- **OBJECTIVE**
Return the line containing "Reproduce this chart with Plotly.", the line containing "import plotly.graph_objects as go", and every line between them, exactly as they stand. Output nothing else.

- **RAW RECORDS**
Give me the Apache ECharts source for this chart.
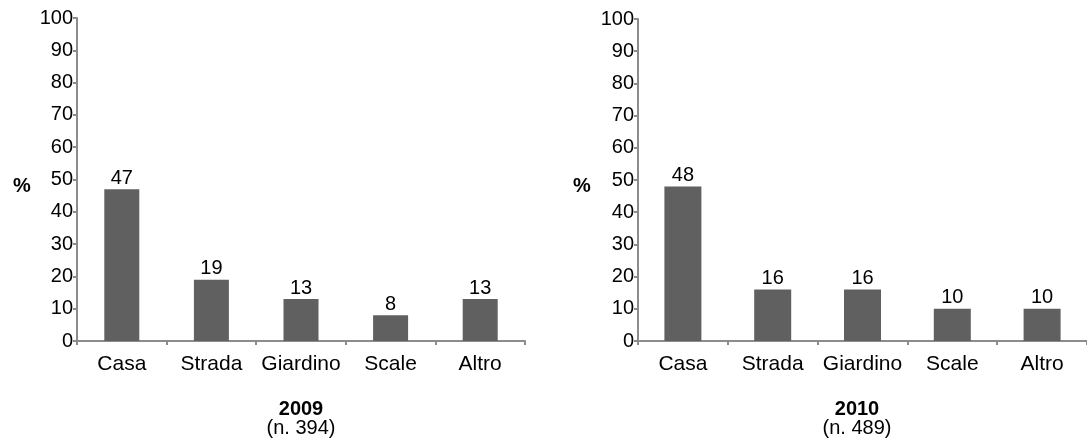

--

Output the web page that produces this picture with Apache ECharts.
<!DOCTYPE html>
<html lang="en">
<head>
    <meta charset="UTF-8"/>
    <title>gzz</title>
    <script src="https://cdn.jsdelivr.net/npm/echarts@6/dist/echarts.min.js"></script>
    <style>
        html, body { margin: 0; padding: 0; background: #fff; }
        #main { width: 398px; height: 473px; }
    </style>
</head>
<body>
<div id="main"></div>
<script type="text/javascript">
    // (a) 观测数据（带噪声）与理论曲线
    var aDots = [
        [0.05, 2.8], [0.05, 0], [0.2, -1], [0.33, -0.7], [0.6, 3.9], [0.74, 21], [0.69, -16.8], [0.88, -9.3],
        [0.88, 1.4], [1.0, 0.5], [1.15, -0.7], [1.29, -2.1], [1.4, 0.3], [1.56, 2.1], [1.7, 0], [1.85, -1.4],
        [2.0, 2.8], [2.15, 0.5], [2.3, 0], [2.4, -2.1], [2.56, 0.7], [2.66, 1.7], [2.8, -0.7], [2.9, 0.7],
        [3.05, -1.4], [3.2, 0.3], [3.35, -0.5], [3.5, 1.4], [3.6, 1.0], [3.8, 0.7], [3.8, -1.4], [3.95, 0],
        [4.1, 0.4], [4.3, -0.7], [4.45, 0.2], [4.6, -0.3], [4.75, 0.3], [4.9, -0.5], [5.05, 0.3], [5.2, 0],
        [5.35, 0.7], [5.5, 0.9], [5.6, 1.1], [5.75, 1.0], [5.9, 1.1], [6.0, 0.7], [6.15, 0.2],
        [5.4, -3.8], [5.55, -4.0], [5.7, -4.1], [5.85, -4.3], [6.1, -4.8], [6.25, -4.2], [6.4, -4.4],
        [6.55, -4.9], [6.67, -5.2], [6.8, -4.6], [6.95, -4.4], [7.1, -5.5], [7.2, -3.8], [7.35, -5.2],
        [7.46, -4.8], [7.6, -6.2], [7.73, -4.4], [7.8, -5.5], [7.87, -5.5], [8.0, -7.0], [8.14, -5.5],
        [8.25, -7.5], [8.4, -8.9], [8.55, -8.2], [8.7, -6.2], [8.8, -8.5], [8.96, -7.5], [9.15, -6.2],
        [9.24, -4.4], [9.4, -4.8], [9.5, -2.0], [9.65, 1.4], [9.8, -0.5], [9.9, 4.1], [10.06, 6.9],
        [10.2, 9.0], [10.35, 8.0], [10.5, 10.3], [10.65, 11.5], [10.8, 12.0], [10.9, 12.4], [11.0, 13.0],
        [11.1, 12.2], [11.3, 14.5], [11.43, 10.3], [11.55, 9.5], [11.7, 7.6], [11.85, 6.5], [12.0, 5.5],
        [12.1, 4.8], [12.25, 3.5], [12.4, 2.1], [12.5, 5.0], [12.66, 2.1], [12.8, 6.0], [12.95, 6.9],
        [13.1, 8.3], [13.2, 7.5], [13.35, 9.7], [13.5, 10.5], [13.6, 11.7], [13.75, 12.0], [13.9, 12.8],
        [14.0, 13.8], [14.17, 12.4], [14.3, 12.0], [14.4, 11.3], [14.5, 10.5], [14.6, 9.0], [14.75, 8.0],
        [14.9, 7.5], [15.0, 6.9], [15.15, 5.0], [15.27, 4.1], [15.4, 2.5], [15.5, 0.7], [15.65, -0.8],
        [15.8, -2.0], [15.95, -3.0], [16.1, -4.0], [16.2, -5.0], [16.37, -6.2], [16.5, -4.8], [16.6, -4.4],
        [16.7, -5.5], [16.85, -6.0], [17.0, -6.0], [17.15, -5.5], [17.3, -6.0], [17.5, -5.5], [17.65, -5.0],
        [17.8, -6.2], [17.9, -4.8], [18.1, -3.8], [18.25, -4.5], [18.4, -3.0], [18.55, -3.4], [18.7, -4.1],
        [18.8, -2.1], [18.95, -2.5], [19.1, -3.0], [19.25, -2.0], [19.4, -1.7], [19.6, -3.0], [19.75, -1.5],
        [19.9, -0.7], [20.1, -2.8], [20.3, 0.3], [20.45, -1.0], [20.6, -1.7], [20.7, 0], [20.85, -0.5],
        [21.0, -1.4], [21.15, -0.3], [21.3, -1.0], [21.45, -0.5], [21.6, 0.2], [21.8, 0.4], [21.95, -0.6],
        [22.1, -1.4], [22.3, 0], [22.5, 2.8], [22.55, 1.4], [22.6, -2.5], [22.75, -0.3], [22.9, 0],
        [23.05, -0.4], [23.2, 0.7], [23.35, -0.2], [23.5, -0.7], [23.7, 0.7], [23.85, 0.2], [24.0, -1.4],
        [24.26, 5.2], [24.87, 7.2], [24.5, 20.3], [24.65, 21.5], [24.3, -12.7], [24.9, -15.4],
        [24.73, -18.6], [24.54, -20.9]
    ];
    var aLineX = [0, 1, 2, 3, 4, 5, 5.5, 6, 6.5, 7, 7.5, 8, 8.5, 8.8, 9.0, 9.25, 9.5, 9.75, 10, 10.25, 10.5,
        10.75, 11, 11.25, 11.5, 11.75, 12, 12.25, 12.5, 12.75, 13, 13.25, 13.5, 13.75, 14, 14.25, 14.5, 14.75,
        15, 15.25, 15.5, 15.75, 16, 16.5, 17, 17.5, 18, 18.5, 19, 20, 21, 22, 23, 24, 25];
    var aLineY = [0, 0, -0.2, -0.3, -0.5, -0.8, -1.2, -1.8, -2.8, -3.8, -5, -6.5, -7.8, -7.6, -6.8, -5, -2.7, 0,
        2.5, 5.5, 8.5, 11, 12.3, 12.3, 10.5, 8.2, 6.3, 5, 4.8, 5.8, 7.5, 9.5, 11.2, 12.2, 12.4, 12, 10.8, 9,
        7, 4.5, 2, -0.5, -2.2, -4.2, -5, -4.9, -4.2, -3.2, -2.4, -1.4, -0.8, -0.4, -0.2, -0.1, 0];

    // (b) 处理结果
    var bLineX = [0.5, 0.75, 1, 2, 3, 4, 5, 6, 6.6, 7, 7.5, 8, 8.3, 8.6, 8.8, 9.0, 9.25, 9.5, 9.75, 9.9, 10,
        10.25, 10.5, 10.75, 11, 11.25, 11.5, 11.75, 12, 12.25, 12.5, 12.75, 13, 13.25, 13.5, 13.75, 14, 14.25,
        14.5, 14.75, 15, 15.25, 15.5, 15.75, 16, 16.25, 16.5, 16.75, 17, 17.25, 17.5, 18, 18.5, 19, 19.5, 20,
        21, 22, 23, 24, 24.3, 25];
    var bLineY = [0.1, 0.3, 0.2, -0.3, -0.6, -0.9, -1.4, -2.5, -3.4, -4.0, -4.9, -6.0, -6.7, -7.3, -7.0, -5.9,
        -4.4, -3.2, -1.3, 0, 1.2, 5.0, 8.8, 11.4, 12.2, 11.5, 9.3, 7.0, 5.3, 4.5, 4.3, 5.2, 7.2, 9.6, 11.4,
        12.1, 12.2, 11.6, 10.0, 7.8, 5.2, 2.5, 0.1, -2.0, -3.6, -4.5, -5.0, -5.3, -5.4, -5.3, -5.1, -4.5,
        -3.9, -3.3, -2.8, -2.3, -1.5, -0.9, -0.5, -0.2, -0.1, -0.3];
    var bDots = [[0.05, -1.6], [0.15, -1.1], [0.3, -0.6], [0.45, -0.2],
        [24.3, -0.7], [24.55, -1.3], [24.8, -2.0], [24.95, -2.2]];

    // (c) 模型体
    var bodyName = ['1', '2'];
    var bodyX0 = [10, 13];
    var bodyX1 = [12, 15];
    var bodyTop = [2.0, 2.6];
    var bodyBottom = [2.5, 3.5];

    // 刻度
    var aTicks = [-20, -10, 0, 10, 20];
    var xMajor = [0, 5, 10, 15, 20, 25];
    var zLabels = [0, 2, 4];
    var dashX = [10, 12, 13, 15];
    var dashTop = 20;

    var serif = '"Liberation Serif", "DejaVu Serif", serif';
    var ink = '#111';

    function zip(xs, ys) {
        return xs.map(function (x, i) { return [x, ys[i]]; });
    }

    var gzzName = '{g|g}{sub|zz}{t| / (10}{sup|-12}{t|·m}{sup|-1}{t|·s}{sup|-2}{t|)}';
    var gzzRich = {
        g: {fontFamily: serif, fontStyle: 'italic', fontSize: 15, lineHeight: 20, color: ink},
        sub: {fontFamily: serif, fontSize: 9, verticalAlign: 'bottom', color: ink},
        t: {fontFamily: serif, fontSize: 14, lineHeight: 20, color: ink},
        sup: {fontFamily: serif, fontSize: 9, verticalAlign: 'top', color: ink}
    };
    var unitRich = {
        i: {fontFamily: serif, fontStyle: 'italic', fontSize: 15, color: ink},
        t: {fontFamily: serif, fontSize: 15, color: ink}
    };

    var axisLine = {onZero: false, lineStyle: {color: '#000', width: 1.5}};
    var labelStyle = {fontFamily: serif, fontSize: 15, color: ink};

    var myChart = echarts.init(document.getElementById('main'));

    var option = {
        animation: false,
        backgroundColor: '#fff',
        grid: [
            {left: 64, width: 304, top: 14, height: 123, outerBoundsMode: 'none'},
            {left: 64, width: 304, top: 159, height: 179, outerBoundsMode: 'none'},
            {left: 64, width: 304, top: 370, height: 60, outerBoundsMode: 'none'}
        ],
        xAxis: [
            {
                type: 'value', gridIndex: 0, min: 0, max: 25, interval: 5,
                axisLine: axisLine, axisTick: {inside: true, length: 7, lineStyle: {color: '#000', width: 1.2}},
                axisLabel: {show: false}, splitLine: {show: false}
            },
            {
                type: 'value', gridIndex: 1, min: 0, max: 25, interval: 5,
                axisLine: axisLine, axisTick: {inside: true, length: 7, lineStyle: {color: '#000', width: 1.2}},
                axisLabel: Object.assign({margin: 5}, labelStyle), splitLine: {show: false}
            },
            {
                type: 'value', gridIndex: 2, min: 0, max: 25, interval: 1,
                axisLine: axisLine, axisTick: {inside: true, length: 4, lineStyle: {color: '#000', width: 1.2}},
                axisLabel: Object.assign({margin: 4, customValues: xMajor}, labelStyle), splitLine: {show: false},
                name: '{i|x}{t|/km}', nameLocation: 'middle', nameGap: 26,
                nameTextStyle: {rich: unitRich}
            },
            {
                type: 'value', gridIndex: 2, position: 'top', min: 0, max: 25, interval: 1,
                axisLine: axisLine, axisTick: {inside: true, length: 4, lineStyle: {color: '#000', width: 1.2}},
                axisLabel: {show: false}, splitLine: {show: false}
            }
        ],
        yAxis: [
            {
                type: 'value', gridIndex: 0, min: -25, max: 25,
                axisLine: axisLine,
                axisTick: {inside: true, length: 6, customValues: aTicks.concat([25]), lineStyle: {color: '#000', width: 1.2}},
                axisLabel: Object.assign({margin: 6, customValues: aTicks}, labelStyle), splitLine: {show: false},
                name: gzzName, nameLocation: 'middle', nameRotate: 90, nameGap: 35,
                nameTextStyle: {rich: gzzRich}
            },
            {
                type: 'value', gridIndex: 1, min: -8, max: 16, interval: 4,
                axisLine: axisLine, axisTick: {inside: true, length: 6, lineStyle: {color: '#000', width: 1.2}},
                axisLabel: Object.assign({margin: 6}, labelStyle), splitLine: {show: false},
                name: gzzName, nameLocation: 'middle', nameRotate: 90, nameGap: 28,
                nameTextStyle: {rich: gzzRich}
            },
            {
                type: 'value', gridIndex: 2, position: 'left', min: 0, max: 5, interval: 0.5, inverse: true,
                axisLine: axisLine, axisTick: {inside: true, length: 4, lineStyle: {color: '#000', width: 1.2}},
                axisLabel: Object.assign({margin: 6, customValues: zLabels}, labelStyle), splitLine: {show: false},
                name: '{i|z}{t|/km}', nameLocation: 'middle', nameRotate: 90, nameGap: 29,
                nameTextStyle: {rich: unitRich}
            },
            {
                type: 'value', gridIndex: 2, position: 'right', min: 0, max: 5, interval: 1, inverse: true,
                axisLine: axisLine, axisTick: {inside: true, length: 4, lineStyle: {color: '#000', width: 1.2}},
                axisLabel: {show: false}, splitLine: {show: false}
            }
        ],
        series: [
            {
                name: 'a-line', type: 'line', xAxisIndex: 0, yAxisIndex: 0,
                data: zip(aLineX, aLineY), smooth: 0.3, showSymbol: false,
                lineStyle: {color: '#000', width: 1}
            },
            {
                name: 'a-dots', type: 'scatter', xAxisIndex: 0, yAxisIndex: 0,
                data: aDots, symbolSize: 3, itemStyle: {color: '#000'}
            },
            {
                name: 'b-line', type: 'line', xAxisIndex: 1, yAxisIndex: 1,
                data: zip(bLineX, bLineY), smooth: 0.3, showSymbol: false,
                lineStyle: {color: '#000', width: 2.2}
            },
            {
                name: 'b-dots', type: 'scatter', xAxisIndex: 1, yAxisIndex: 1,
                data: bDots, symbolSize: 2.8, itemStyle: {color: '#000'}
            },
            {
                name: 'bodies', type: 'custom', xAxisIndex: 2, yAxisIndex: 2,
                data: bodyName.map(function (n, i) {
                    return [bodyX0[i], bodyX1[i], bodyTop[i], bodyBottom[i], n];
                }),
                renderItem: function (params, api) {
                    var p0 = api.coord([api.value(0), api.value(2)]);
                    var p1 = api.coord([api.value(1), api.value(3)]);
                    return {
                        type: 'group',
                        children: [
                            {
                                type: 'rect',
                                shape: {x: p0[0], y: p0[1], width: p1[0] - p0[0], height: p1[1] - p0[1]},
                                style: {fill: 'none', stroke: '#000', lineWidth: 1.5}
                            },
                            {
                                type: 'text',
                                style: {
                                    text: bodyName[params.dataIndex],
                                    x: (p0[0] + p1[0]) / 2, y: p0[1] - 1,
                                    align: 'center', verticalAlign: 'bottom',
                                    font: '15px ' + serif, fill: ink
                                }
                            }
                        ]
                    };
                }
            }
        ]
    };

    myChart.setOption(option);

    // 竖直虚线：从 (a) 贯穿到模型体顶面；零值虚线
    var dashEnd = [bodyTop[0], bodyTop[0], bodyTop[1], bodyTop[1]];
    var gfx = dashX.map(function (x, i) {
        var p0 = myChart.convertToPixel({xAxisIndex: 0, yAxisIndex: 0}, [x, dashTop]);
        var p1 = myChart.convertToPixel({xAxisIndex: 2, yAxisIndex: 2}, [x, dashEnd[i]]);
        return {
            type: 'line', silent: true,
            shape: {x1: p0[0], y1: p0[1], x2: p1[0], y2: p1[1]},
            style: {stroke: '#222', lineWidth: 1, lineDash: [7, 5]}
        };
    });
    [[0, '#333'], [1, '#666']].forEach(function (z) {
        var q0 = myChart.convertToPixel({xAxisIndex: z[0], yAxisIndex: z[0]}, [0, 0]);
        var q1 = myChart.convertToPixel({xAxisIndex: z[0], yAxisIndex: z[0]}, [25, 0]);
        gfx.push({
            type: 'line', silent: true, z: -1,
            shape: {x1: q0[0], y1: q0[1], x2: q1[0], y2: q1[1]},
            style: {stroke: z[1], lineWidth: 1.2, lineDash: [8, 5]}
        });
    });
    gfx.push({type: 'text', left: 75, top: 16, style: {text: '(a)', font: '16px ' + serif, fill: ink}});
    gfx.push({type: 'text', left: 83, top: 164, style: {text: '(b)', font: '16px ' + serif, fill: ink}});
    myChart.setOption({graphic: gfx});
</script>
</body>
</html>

* * *

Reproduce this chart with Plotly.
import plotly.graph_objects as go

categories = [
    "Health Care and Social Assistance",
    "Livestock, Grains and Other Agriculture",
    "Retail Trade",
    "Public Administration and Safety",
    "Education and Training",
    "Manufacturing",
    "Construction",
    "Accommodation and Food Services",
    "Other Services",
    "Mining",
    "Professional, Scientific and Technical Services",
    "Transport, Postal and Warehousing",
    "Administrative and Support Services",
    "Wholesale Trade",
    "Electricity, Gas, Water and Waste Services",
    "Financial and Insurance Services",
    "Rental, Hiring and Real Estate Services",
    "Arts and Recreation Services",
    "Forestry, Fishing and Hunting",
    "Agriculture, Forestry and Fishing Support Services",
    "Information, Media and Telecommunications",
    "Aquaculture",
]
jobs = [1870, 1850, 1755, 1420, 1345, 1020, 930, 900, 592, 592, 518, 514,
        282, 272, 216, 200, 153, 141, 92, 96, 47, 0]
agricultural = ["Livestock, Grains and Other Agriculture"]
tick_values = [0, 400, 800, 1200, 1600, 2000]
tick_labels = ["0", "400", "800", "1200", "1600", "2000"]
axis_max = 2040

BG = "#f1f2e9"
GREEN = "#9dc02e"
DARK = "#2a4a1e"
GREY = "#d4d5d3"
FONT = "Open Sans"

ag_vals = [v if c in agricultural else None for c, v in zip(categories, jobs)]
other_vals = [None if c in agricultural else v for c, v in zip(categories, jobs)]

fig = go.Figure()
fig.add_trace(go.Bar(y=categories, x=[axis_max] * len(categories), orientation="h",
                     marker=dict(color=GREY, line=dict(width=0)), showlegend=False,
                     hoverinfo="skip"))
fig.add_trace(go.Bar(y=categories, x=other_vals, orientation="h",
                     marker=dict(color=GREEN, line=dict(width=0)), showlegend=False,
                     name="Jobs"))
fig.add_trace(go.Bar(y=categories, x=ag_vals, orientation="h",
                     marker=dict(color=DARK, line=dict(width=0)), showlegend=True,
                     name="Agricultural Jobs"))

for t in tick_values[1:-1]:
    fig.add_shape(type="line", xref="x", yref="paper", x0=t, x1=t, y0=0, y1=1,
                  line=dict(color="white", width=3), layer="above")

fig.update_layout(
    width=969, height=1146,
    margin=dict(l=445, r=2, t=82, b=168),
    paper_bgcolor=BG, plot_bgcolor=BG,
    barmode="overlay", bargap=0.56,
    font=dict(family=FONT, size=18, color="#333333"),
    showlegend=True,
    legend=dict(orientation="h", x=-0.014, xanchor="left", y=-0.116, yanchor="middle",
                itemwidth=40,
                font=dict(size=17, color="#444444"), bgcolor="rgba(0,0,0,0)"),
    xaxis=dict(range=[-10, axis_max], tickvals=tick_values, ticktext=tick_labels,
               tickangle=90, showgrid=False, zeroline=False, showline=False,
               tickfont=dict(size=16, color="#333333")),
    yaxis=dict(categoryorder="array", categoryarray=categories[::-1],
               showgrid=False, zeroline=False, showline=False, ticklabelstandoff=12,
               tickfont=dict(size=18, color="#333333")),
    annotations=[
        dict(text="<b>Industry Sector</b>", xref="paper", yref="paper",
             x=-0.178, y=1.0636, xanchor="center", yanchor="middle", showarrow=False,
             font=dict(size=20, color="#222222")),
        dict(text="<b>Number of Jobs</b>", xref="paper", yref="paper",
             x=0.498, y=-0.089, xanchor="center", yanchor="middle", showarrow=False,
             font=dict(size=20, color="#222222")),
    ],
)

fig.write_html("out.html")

- **ANSWER FOR THE TASK**
Reproduce this chart with Plotly.
import plotly.graph_objects as go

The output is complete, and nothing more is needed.